Reputation: 122142
Given a mixed string of unicode and ascii chars, e.g.:
它看灵魂塑Nike造得和学问同等重要。
The goal is to pad the ascii substrings with spaces, i.e.:
它看灵魂塑 Nike 造得和学问同等重要。
I've tried using the ([^[:ascii:]])
regex, it looks fine in matching the substrings, e.g. https://regex101.com/r/FVHhU1/1
But in code, the substitution with ' \1 '
is not achieving the desired output.
>>> import re
>>> patt = re.compile('([^[:ascii:]])')
>>> s = u'它看灵魂塑Nike造得和学问同等重要。
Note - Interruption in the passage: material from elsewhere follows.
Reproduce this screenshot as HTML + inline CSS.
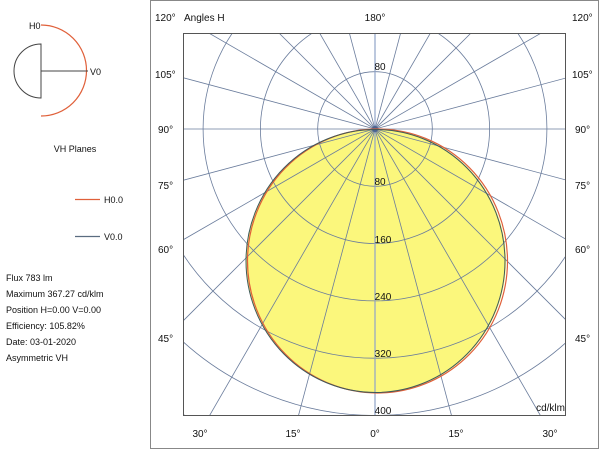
<!DOCTYPE html>
<html><head><meta charset="utf-8"><style>
html,body{margin:0;padding:0;background:#fff;width:600px;height:450px;overflow:hidden;}
svg{display:block;font-family:"Liberation Sans",Arial,sans-serif;}
</style></head><body>
<svg width="600" height="450" viewBox="0 0 600 450">
<rect x="0" y="0" width="600" height="450" fill="#fff"/>
<rect x="150.5" y="0.5" width="448" height="448" fill="none" stroke="#888" stroke-width="1"/>
<defs><clipPath id="c"><rect x="183" y="33" width="383" height="383"/></clipPath></defs>
<ellipse cx="376" cy="261" rx="130" ry="132" fill="#fbf77c"/>
<g clip-path="url(#c)" stroke="#6a7c9c" stroke-width="0.8" fill="none">
<circle cx="375" cy="129" r="57.3"/>
<circle cx="375" cy="129" r="114.6"/>
<circle cx="375" cy="129" r="171.9"/>
<circle cx="375" cy="129" r="229.2"/>
<circle cx="375" cy="129" r="286.5"/>
<circle cx="375" cy="129" r="343.8"/>
<line x1="246" y1="-354" x2="504" y2="612"/>
<line x1="125" y1="-304" x2="625" y2="562"/>
<line x1="21" y1="-225" x2="729" y2="483"/>
<line x1="-58" y1="-121" x2="808" y2="379"/>
<line x1="-108" y1="0" x2="858" y2="258"/>
<line x1="-125" y1="129" x2="875" y2="129"/>
<line x1="-108" y1="258" x2="858" y2="0"/>
<line x1="-58" y1="379" x2="808" y2="-121"/>
<line x1="21" y1="483" x2="729" y2="-225"/>
<line x1="125" y1="562" x2="625" y2="-304"/>
<line x1="246" y1="612" x2="504" y2="-354"/>
<line x1="375" y1="-371" x2="375" y2="629" stroke="#8fa3c8" stroke-width="1.2"/>
</g>
<rect x="183.5" y="33.5" width="382" height="382" fill="none" stroke="#555" stroke-width="1"/>
<circle cx="375" cy="129" r="3" fill="#4a6390"/>
<ellipse cx="377.5" cy="261" rx="130" ry="132" fill="none" stroke="#e0603a" stroke-width="1.2"/>
<ellipse cx="375.5" cy="261" rx="129.5" ry="131.5" fill="none" stroke="#3e5a5a" stroke-width="1"/>
<g font-size="10" fill="#111" text-anchor="middle">
<text x="380" y="70">80</text>
<text x="380" y="185">80</text>
<text x="383" y="243">160</text>
<text x="383" y="300">240</text>
<text x="383" y="357">320</text>
<text x="383" y="414">400</text>
</g>
<text x="565" y="411" font-size="10" text-anchor="end" fill="#111">cd/klm</text>
<g font-size="10" fill="#111">
<text x="155" y="21">120°</text>
<text x="184" y="21">Angles H</text>
<text x="375" y="21" text-anchor="middle">180°</text>
<text x="572" y="21">120°</text>
<text x="155" y="78">105°</text><text x="572" y="78">105°</text>
<text x="158" y="133">90°</text><text x="575" y="133">90°</text>
<text x="158" y="189">75°</text><text x="575" y="189">75°</text>
<text x="158" y="253">60°</text><text x="575" y="253">60°</text>
<text x="158" y="342">45°</text><text x="575" y="342">45°</text>
<text x="200" y="437" text-anchor="middle">30°</text>
<text x="293" y="437" text-anchor="middle">15°</text>
<text x="375" y="437" text-anchor="middle">0°</text>
<text x="456" y="437" text-anchor="middle">15°</text>
<text x="550" y="437" text-anchor="middle">30°</text>
</g>
<path d="M41 25 A45 45 0 0 1 41 116" fill="none" stroke="#e0603a" stroke-width="1.2"/>
<path d="M41 44 A27 27 0 0 0 41 98 Z" fill="none" stroke="#444" stroke-width="1"/>
<line x1="41" y1="71" x2="88" y2="71" stroke="#444" stroke-width="1"/>
<g font-size="9" fill="#111">
<text x="29" y="29">H0</text>
<text x="90" y="75">V0</text>
<text x="75" y="152" text-anchor="middle">VH Planes</text>
<text x="104" y="203">H0.0</text>
<text x="104" y="240">V0.0</text>
<text x="6" y="281">Flux 783  lm</text>
<text x="6" y="297">Maximum 367.27  cd/klm</text>
<text x="6" y="313">Position H=0.00 V=0.00</text>
<text x="6" y="329">Efficiency: 105.82%</text>
<text x="6" y="345">Date: 03-01-2020</text>
<text x="6" y="361">Asymmetric VH</text>
</g>
<line x1="75" y1="199.5" x2="100" y2="199.5" stroke="#e0603a" stroke-width="1.2"/>
<line x1="75" y1="236.5" x2="100" y2="236.5" stroke="#5a6c80" stroke-width="1.2"/>
</svg>
</body></html>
'
>>> print (patt.sub(' \1 ', s))
它看灵魂塑Nike造得和学问同等重要。
How to pad ascii characters with spaces in a mix unicode-ascii string?
Upvotes: 1
Views: 823
Reputation: 477180
The pattern should be:
([\x00-\x7f]+)
So you can use:
patt = re.compile('([\x00-\x7f]+)')
patt.sub(r' \1 ',s)
This generates:
>>> print(patt.sub(r' \1 ',s))
它看灵魂塑 Nike 造得和学问同等重要。
ASCII is defined as a range of characters with hex codes between 00
and 7f
. So we define such a range as [\x00-\x7f]
, use +
to denote one or more, and replace the matching group with r' \1 '
to add two spaces.
Upvotes: 2